Speed of Sound using Resonance

Question

The aim of my experiment was to determine the speed of sound using the theory behind resonance; that, when a vertical pipe open at both ends is partially submerged in water, and a tuning fork vibrating at an unknown frequency is placed near the top of the pipe, and when the length L of the air column is adjusted by moving the pipe vertically, the sound waves generated by the fork are reinforced when L corresponds to one of the resonance frequencies of the pipe.

I later realised that the bottom end of the air column is closed by the water level. Since water is more dense than air, the water surface represents (and only represents) a rigid wall. It is thus assumed that the air molecules are so great confined at this end that they cannot vibrate. This is not the case however. Not all waves reflect off the water barrier.

Would this affect my results? If so, how?

Answer 1

The water is a reasonably good reflector of sound and so the way the interpretation of your observations might be affected is shown below.

The bottom of you tube will be a displacement node (no vibrations) and the top of the tube (or more accurately just above the top) is a displacement antinode so the length of the tube at the lowest resonance position is $\frac {\lambda}{4}$ whereas for a tube open at both ends the lowest resonance occurs when the tube length is $\frac {\lambda}{2}$.

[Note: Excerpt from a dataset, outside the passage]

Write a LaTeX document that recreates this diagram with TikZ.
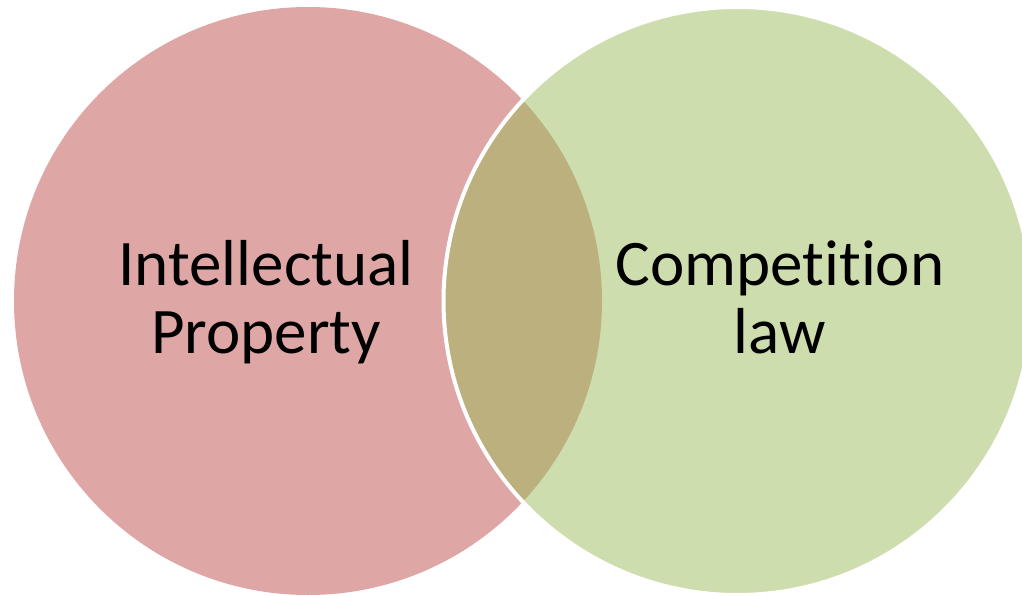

I wrote "more accurately just above the top " because there is what ia called an "end correction" to be made in that to the sound the tube seems to be longer by that amount that the tubes actually physical length.

Answer 2

I hope I'm wrong, but I think your experiment will be difficult to execute. Consider the info in this question, for example. You can excite a number of resonant frequencies, including in some cases a sub-resonance, so I'm not sure how you can identify the wave speed solely on the existence of a resonance. Maybe if you run thru several resonances you can find a "least common denominator" to infer the fundamental wavelength.